- Born: 1958
- Died: 14 October 2021 (aged 62–63)

= Akkiraju Haragopal =

Indian politician (1958–2021)

Akkiraju Haragopal (1958 – 14 October 2021), commonly known as Ramakrishna, alias R.K., was an Indian politician and Politbureau member of the Communist Party of India (Maoist). Haragopal had a reward of 97 lakh on his head at the time of his death.

==Career==
Haragopal was born in 1958 at Tumrugoti village, Palnadu, Guntur district in the state of Andhra Pradesh. After graduation, he worked as a teacher and joined the Radical Students Union, a student wing of the erstwhile People's War Group, in 1978. He was active in the Guntur district as secretary of the Communist Party of India (Marxist–Leninist) People's War district committee in 1986. In 2001, he became a central committee member of the party.

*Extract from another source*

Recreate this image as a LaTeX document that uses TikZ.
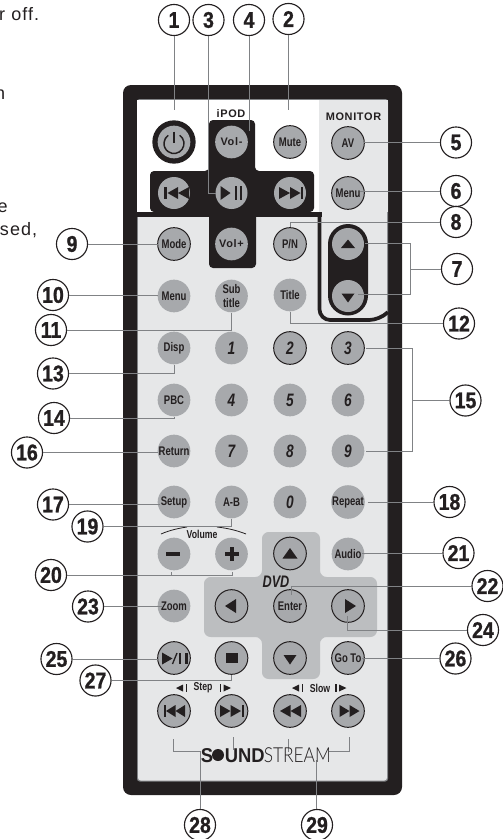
\documentclass[tikz,border=0pt]{standalone}
\usepackage{fontspec}
\setmainfont{Liberation Sans}
\newfontfamily\cond[FakeStretch=0.76]{Liberation Sans}
\newfontfamily\numf[FakeStretch=0.86,FakeBold=1.0]{Liberation Sans Bold}
\newfontfamily\wide[LetterSpace=6]{Liberation Sans}
\newfontfamily\logou[FakeStretch=0.92]{Liberation Sans}
\newfontfamily\logof[FakeStretch=0.84]{Lato Light}
\usetikzlibrary{calc}
\definecolor{ink}{HTML}{231F20}
\definecolor{btn}{HTML}{A7A9AC}
\definecolor{pale}{HTML}{E6E7E8}
\definecolor{cross}{HTML}{BCBEC0}
\definecolor{leadc}{HTML}{808285}
\tikzset{
  x=0.75pt,y=-0.75pt,
  key/.style={circle,fill=btn,minimum size=24.5pt,inner sep=0pt,text=ink,align=center,
     font=\cond\bfseries\fontsize{9.4}{9.8}\selectfont},
  keyo/.style={key,draw=ink,line width=0.75pt},
  keyw/.style={key,font=\wide\bfseries\fontsize{8.2}{9}\selectfont},
  digit/.style={font=\cond\bfseries\itshape\fontsize{13.5}{14}\selectfont},
  numc/.style={circle,draw=ink,fill=white,line width=0.85pt,minimum size=23.3pt,inner sep=0pt,text=ink,
     font=\numf\fontsize{17}{18}\selectfont},
  lead/.style={draw=leadc,line width=0.75pt},
  blk/.style={fill=ink},
  small/.style={text=ink,inner sep=0pt,font=\cond\bfseries\fontsize{8.6}{9}\selectfont},
  frag/.style={text=ink,inner sep=0pt,anchor=base east,font=\wide\fontsize{13.5}{14}\selectfont},
}
% horizontal triangle: base x, centre y, width (signed), half height
\newcommand{\triH}[4]{\fill[blk] (#1,{#2-#4}) -- ({#1+#3},#2) -- (#1,{#2+#4}) -- cycle;}
% vertical triangle: centre x, base y, height (signed), half width
\newcommand{\triV}[4]{\fill[blk] ({#1-#4},#2) -- (#1,{#2+#3}) -- ({#1+#4},#2) -- cycle;}
\newcommand{\barR}[4]{\fill[blk] (#1,#2) rectangle (#3,#4);}
\begin{document}
\begin{tikzpicture}
\useasboundingbox (0,0) rectangle (503,839);
% text fragments at the left edge
\node[frag] (fa) at (39.5,20.5) {r off.};
\node[frag] (fb) at (5.5,99) {n};
\node[frag] (fc) at (1.5,186) {,};
\node[frag] (fd) at (8,212) {e};
\node[frag] (fe) at (37.5,235) {sed,};
% body
\fill[ink,rounded corners=6pt] (123,85) rectangle (402,795);
\fill[leadc,rounded corners=2pt] (137,99) rectangle (388,781.5);
\fill[pale,rounded corners=2pt] (138,100) rectangle (387,780.5);
\fill[white] (137,100) rectangle (319,212);
\fill[pale] (319,100) rectangle (388,212);
\fill[ink] (137,212) rectangle (322,217);
\draw[ink,line width=2.8pt,rounded corners=8pt] (319.5,212) -- (319.5,320) -- (380,320) -- (388,312);
% iPod cross
\fill[ink,rounded corners=3pt] (209,120) -- (255,120) -- (255,171) -- (314,171) -- (314,212) -- (256,212) -- (256,268) -- (209,268) -- (209,212) -- (150,212) -- (150,171) -- (209,171) -- cycle;
% monitor pill
\fill[ink,rounded corners=15pt] (328,224) rectangle (368,315.5);
% DVD cross
\fill[cross,rounded corners=5pt] (262,532) -- (320,532) -- (320,577) -- (377,577) -- (377,637) -- (320,637) -- (320,679) -- (262,679) -- (262,637) -- (204,637) -- (204,577) -- (262,577) -- cycle;
% headings
\node[text=ink,inner sep=0pt,font=\wide\bfseries\fontsize{8.2}{9}\selectfont] (tipod) at (231,114) {iPOD};
\node[text=ink,inner sep=0pt,font=\wide\bfseries\fontsize{8.2}{9}\selectfont] (tmon) at (353.5,117) {MONITOR};
\node[text=ink,inner sep=0pt,font=\cond\bfseries\itshape\fontsize{12.5}{13}\selectfont] (tdvd) at (276,581.5) {DVD};
\node[small] (tvol) at (202,534.5) {Volume};
\draw[ink,line width=0.6pt] (161,534) .. controls (170,530) and (180,528) .. (187,527);
\draw[ink,line width=0.6pt] (217,527) .. controls (226,528) and (236,530) .. (246,534);
\node[small] (tstep) at (203,688) {Step};
\node[small] (tslow) at (320,688) {Slow};
\triH{183}{688}{-7}{3.5} \barR{185.5}{684}{187}{692}
\barR{219.5}{684}{221}{692} \triH{223.5}{688}{7.5}{3.5}
\triH{299}{688}{-7}{3.5} \barR{301.5}{684}{303}{692}
\barR{335}{684}{336.5}{692} \triH{339}{688}{7.5}{3.5}
% power button
\node[circle,fill=ink,minimum size=32.5pt,inner sep=0pt] (bpowo) at (174,142) {};
\node[key] (bpow) at (174,142) {};
\draw[ink,line width=1.1pt] (179.7,135.3) arc[start angle=-55,end angle=235,radius=10];
\draw[ink,line width=1.1pt] (174,131.5) -- (174,143);
% keys row by row
\node[keyw] (bvolm) at (231.5,142) {Vol-};
\node[keyo] (bmute) at (290,142) {Mute};
\node[keyo] (bav) at (348,143) {AV};
\node[key,minimum size=24pt] (bprev) at (174,193) {};
\node[key,minimum size=24pt] (bplay) at (231.5,193) {};
\node[key,minimum size=24pt] (bnext) at (290,193) {};
\node[keyo] (bmenua) at (348,193) {Menu};
\node[keyo] (bmode) at (174,244) {Mode};
\node[keyw] (bvolp) at (231.5,244) {Vol+};
\node[keyo] (bpn) at (290,244) {P/N};
\node[key,minimum size=24pt] (bup) at (348,244) {};
\node[key] (bmenub) at (174,296) {Menu};
\node[key] (bsub) at (231.5,296) {Sub\\title};
\node[key] (btitle) at (290,295) {Title};
\node[key,minimum size=24pt] (bdn) at (348,296) {};
\node[key] (bdisp) at (174,348) {Disp};
\node[key,digit] (b1) at (231.5,348) {1};
\node[keyo,digit] (b2) at (290,348) {2};
\node[keyo,digit] (b3) at (348,348) {3};
\node[key] (bpbc) at (174,400) {PBC};
\node[key,digit] (b4) at (231.5,400) {4};
\node[key,digit] (b5) at (290,400) {5};
\node[key,digit] (b6) at (348,400) {6};
\node[key] (bret) at (174,451) {Return};
\node[key,digit] (b7) at (231.5,451) {7};
\node[key,digit] (b8) at (290,451) {8};
\node[key,digit] (b9) at (348,451) {9};
\node[key] (bset) at (174,502) {Setup};
\node[key] (bab) at (231.5,502) {A-B};
\node[key,digit] (b0) at (290,502) {0};
\node[key] (brep) at (348,502) {Repeat};
\node[key] (bminus) at (174,554) {};
\node[key] (bplus) at (231.5,554) {};
\node[keyo] (bdup) at (290,553.5) {};
\node[key] (baud) at (348,554) {Audio};
\node[key] (bzoom) at (174,606) {Zoom};
\node[keyo] (bdl) at (231.5,606) {};
\node[keyo] (bent) at (290,606) {Enter};
\node[keyo] (bdr) at (348,606) {};
\node[keyo] (bpp) at (174,658) {};
\node[keyo] (bstop) at (231.5,658) {};
\node[keyo] (bddn) at (290,658) {};
\node[keyo] (bgo) at (348,658) {Go To};
\node[keyo] (bsp) at (174,711) {};
\node[keyo] (bsn) at (231.5,711) {};
\node[keyo] (brw) at (290,711) {};
\node[keyo] (bff) at (348,711) {};
% icons
\barR{164.3}{187}{166.5}{199} \triH{178}{193}{-10.5}{6} \triH{189}{193}{-11}{6}
\triH{220.5}{193}{10}{7} \barR{235}{186}{237.2}{200} \barR{239.5}{186}{241.7}{200}
\triH{279}{193}{11}{6} \triH{290}{193}{10.5}{6} \barR{300.5}{187}{303}{199}
\triV{348}{248}{-8.5}{7} \triV{348}{293.5}{9}{6.5}
\barR{166}{552}{180}{555.5}
\barR{225}{552.2}{238.5}{555.6} \barR{230}{547}{233.5}{561}
\triV{290}{558.5}{-10.5}{7.5}
\triH{236}{606}{-11}{7} \triH{345}{606}{11}{7}
\triV{290}{655}{9.5}{6.5}
\barR{226}{653}{238}{663}
\triH{162}{658.5}{10.5}{6} \draw[ink,line width=1pt] (172.5,664) -- (177,653);
\barR{178.5}{653}{181}{664} \barR{185}{653}{188}{664}
\barR{163.5}{705}{165.5}{717} \triH{175.5}{711}{-9.5}{6} \triH{185}{711}{-9.5}{6}
\triH{220}{711}{10.5}{6} \triH{230.5}{711}{10.5}{6} \barR{242}{705}{244.2}{717}
\triH{290.5}{711}{-10.5}{6} \triH{301}{711}{-10.5}{6}
\triH{339.5}{711}{10}{6} \triH{349.5}{711}{10}{6}
% callout numbers
\node[numc] (n1) at (174,20) {1};
\node[numc] (n3) at (208.5,20) {3};
\node[numc] (n4) at (249,20) {4};
\node[numc] (n2) at (288.5,19) {2};
\node[numc] (n5) at (456,142.5) {5};
\node[numc] (n6) at (456,191) {6};
\node[numc] (n8) at (456,222) {8};
\node[numc] (n7) at (457,269) {7};
\node[numc] (n9) at (72,244) {9};
\node[numc] (n10) at (53,295) {10};
\node[numc] (n11) at (51,330) {11};
\node[numc] (n12) at (459,323.5) {12};
\node[numc] (n13) at (53,373.5) {13};
\node[numc] (n14) at (54,418) {14};
\node[numc] (n15) at (465.5,400.5) {15};
\node[numc] (n16) at (27,452.5) {16};
\node[numc] (n17) at (53,504.5) {17};
\node[numc] (n18) at (449.5,502) {18};
\node[numc] (n19) at (87.5,526.5) {19};
\node[numc] (n20) at (51,575) {20};
\node[numc] (n21) at (458.5,553) {21};
\node[numc] (n22) at (487.5,586) {22};
\node[numc] (n23) at (88,606.5) {23};
\node[numc] (n24) at (483,630) {24};
\node[numc] (n25) at (56.5,659) {25};
\node[numc] (n26) at (455.5,658.5) {26};
\node[numc] (n27) at (95.5,680.5) {27};
\node[numc] (n28) at (200,825) {28};
\node[numc] (n29) at (317,825) {29};
% free ends of connectors
\coordinate (e1) at (174,110); \coordinate (e2) at (288.5,110);
\coordinate (e3) at (216,193); \coordinate (e4) at (249,131);
\coordinate (e5) at (364,142.5); \coordinate (e6) at (360,191);
\coordinate (e7a) at (365,243); \coordinate (e7b) at (358,294);
\coordinate (j7a) at (410,243); \coordinate (j7b) at (410,294); \coordinate (j7c) at (410,269);
\coordinate (e9) at (158,244); \coordinate (e10) at (158,295);
\coordinate (e15a) at (366,348); \coordinate (e15b) at (366,451);
\coordinate (j15a) at (412,348); \coordinate (j15b) at (412,451); \coordinate (j15c) at (412,400.5);
\coordinate (e16) at (158,452.5); \coordinate (e17) at (160,504.5);
\coordinate (e18) at (368,502); \coordinate (e20a) at (171,572); \coordinate (e20b) at (232,572);
\coordinate (e21) at (362,553); \coordinate (e22) at (291,595);
\coordinate (e23) at (163,606.5); \coordinate (e24) at (347,616);
\coordinate (e25) at (158,659); \coordinate (e26) at (362,658.5);
\coordinate (e28a) at (173,739); \coordinate (j28) at (200,751);
\coordinate (e28b) at (233.7,737); \coordinate (e28c) at (233.7,750);
\coordinate (e29a) at (349,737); \coordinate (j29) at (329,751);
\coordinate (e29b) at (288.7,739); \coordinate (e29c) at (288.7,752);
\coordinate (j29b) at (316,760);
% connectors
\draw[lead] (n1.south) -- (e1);
\draw[lead] (n2.south) -- (e2);
\draw[lead] (n3.south) |- (e3);
\draw[lead] (n4.south) -- (e4);
\draw[lead] (n5.west) -- (e5);
\draw[lead] (n6.west) -- (e6);
\draw[lead] (n8.west) -| (bpn.north);
\draw[lead] (e7a) -- (j7a) -- (j7b) -- (e7b);
\draw[lead] (j7c) -- (n7.west);
\draw[lead] (n9.east) -- (e9);
\draw[lead] (n10.east) -- (e10);
\draw[lead] (n11.east) -| (bsub.south);
\draw[lead] (n12.west) -| (btitle.south);
\draw[lead] (n13.east) -| (bdisp.south);
\draw[lead] (n14.east) -| (bpbc.south);
\draw[lead] (e15a) -- (j15a) -- (j15b) -- (e15b);
\draw[lead] (j15c) -- (n15.west);
\draw[lead] (n16.east) -- (e16);
\draw[lead] (n17.east) -- (e17);
\draw[lead] (n18.west) -- (e18);
\draw[lead] (n19.east) -| (bab.south);
\draw[lead] (n20.east) -| (e20b);
\draw[lead] (n20.east -| e20a) -- (e20a);
\draw[lead] (n21.west) -- (e21);
\draw[lead] (n22.west) -| (e22);
\draw[lead] (n23.east) -- (e23);
\draw[lead] (n24.west) -| (e24);
\draw[lead] (n25.east) -- (e25);
\draw[lead] (n26.west) -- (e26);
\draw[lead] (n27.east) -| (bstop.south);
\draw[lead] (e28a) |- (j28) -- (n28.north);
\draw[lead] (e28b) -- (e28c);
\draw[lead] (e29a) |- (j29);
\draw[lead] (e29b) -- (e29c);
\draw[lead] (j29b) -- (n29.north -| j29b);
% logo
\node[text=ink,inner sep=0pt,anchor=base west,font=\logou\bfseries\fontsize{15}{16}\selectfont] (ls) at (200.5,762) {S};
\node[circle,fill=ink,minimum size=9pt,inner sep=0pt] (lo) at (218,755) {};
\node[text=ink,inner sep=0pt,anchor=base west,font=\logou\bfseries\fontsize{15}{16}\selectfont] (lu) at (224.5,762) {UND};
\node[text=ink,inner sep=0pt,anchor=base west,font=\logof\fontsize{15.5}{16}\selectfont] (lt) at (263.5,762) {STREAM};
\end{tikzpicture}
\end{document}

Haragopal was appointed as a Central Committee member of the CPI (Maoist) and in charge of the Andhra-Odisha Border Special Zonal Committee after the merger of the People's War and the Maoist Communist Centre. He headed the peace negotiation mission on behalf of the Maoists with the Andhra Pradesh government in 2004. In 2018, he was elevated to the Politbureau. After four decades of underground life, he died due to kidney failure on 14 October 2021 at the age of 63. Haragopal was one of the prime accused in the attack on Chandrababu Naidu, former Chief Minister of Andhra Pradesh. His wife, Sirisha, is also a former Maoist activist, and their son Munna was killed near Malkangiri in an encounter with police in October 2016.